De plus, il n'est pas évident qu'on en reste là. Les dernières mesures n'intègrent par exemple pas encore la réaction de l'opinion à la demande d'aide des Etats-Unis à l'ONU dans la gestion de l'après guerre en Irak. Une enquête ABC News/TNS réalisée du 4 au 7 septembre montre d'ailleurs que cette gestion est de plus en plus controversée : 49% approuvent la façon de faire de Bush, mais 47% émettent un avis contraire. En avril dernier, le rapport de force lui était nettement plus favorable (75/22).

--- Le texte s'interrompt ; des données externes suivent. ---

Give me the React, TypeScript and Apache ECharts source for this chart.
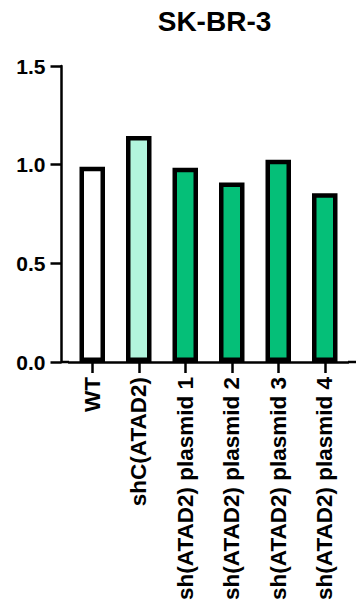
import React, { useEffect, useRef } from "react";
import * as echarts from "echarts";

const title = "SK-BR-3";
const categories = [
  "WT",
  "shC(ATAD2)",
  "sh(ATAD2) plasmid 1",
  "sh(ATAD2) plasmid 2",
  "sh(ATAD2) plasmid 3",
  "sh(ATAD2) plasmid 4",
];
const values = [0.99, 1.145, 0.985, 0.91, 1.025, 0.855];
const fillColors = ["#ffffff", "#b2f5dd", "#05bf78", "#05bf78", "#05bf78", "#05bf78"];
const yMin = 0;
const yMax = 1.5;
const yStep = 0.5;

const FONT = "'Liberation Sans', Arial, sans-serif";
const GRID_LEFT = 69;
const GRID_RIGHT = 8;
const GRID_TOP = 66;
const GRID_BOTTOM = 250;
const Y_AXIS_X = 61.5;
const W = 356;
const H = 612;

export default function App() {
  const ref = useRef<HTMLDivElement>(null);
  useEffect(() => {
    if (!ref.current) return;
    const chart = echarts.init(ref.current, null, { renderer: "svg" });
    const axisY = H - GRID_BOTTOM;
    chart.setOption({
      animation: false,
      backgroundColor: "#ffffff",
      title: {
        text: title,
        left: 209.5,
        textAlign: "center",
        top: 2,
        textStyle: { fontFamily: FONT, fontSize: 28, fontWeight: "bold", color: "#000" },
      },
      grid: { left: GRID_LEFT, right: GRID_RIGHT, top: GRID_TOP, bottom: GRID_BOTTOM, containLabel: false },
      xAxis: {
        type: "category",
        data: categories,
        axisLine: { show: true, lineStyle: { color: "#000", width: 2.5 } },
        axisTick: { show: true, alignWithLabel: true, length: 11, lineStyle: { color: "#000", width: 2.5 } },
        axisLabel: {
          interval: 0,
          rotate: 90,
          margin: 15,
          fontFamily: FONT,
          fontSize: 22.5,
          fontWeight: "bold",
          color: "#000",
        },
      },
      yAxis: {
        type: "value",
        min: yMin,
        max: yMax,
        interval: yStep,
        offset: GRID_LEFT - Y_AXIS_X,
        splitLine: { show: false },
        axisLine: { show: true, lineStyle: { color: "#000", width: 2.5 } },
        axisTick: { show: true, length: 11, lineStyle: { color: "#000", width: 2.5 } },
        axisLabel: {
          margin: 16,
          fontFamily: FONT,
          fontSize: 21,
          fontWeight: "bold",
          color: "#000",
          formatter: (v: number) => v.toFixed(1),
        },
      },
      graphic: [
        {
          type: "line",
          z: 1,
          shape: { x1: Y_AXIS_X, y1: axisY, x2: GRID_LEFT, y2: axisY },
          style: { stroke: "#000", lineWidth: 2.5 },
        },
        {
          type: "line",
          z: 1,
          shape: { x1: W - GRID_RIGHT, y1: axisY, x2: W, y2: axisY },
          style: { stroke: "#000", lineWidth: 2.5 },
        },
      ],
      series: [
        {
          type: "bar",
          barWidth: 25.5,
          data: values.map((v, i) => ({
            value: v,
            itemStyle: { color: fillColors[i] },
          })),
          itemStyle: { borderColor: "#000", borderWidth: 4.5 },
        },
      ],
    });
    return () => chart.dispose();
  }, []);
  return (
    <div
      ref={ref}
      style={{ position: "absolute", left: 0, top: 0, width: W, height: H }}
    />
  );
}
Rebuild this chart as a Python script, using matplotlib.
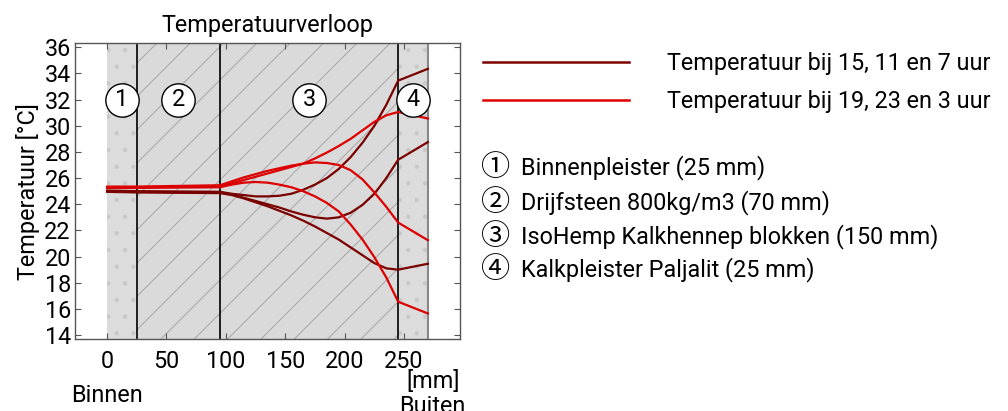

Avec l'élection présidentielle en point de mire (novembre 2004), les premières mesures d'intentions de vote sont un autre indicateur du discrédit dont souffre aujourd'hui George W. Bush. Même si pour le moment, il arrive en tête quel que soit l'adversaire démocrate testé face à lui, les dernières mesures du baromètre Ipsos/Cook Political Report mettent en évidence l'effritement de son socle d'électeurs. Interrogés début septembre, 38% des Américains déclaraient un vote certain pour Bush, le plus faible taux de la série (il partait avec près de 60% d'électeurs certains de voter pour lui fin 2001).
Les polémiques autour de la campagne irakienne (présence ou non d'armes de destructions massives ; absence de mandat de l'ONU ; disparition de Saddam Hussein ; gestion délicate de l'après guerre), ont également semé le trouble sur la pertinence de la guerre engagée contre le terrorisme dans son ensemble. Neuf Américains sur dix pense que "cette guerre ne parviendra pas à son terme". Surtout, la crainte de nouveaux attentats a progressé. Le quart des interviewés se sent "personnellement menacé au quotidien" (contre 15% de cet avis en octobre 2001, enquêtes Ipsos US Express, septembre 2003 et octobre 2001). Quelque peu démobilisés, les Américains commencent même à reparler de libertés individuelles : plus de trois Américains sur dix pensent que "dans ses efforts contre le terrorisme, le gouvernement a violé le droit et les libertés des individus vivant aux Etats-Unis" (58% d'avis contraire). Une personne sur quatre juge que le gouvernement est allé trop loin (18% "pas assez loin", 49% "ce qu'il fallait") ; 43% préféreraient tout de même pour l'avenir qu'on en reste là (contre 51% prêts à aller plus loin) (ICR-Associated Press - 4/8 septembre 2003).
Enfin, les questions économiques sont repassées en tête dans la hiérarchie des préoccupations. Et sur ce terrain là, l'ambiance est également à la morosité. L'indice synthétique "CASH" (Consumer Attitudes and Spending by Household), mesure du "moral économique" des Américains, a chuté de 20 points depuis janvier 2002.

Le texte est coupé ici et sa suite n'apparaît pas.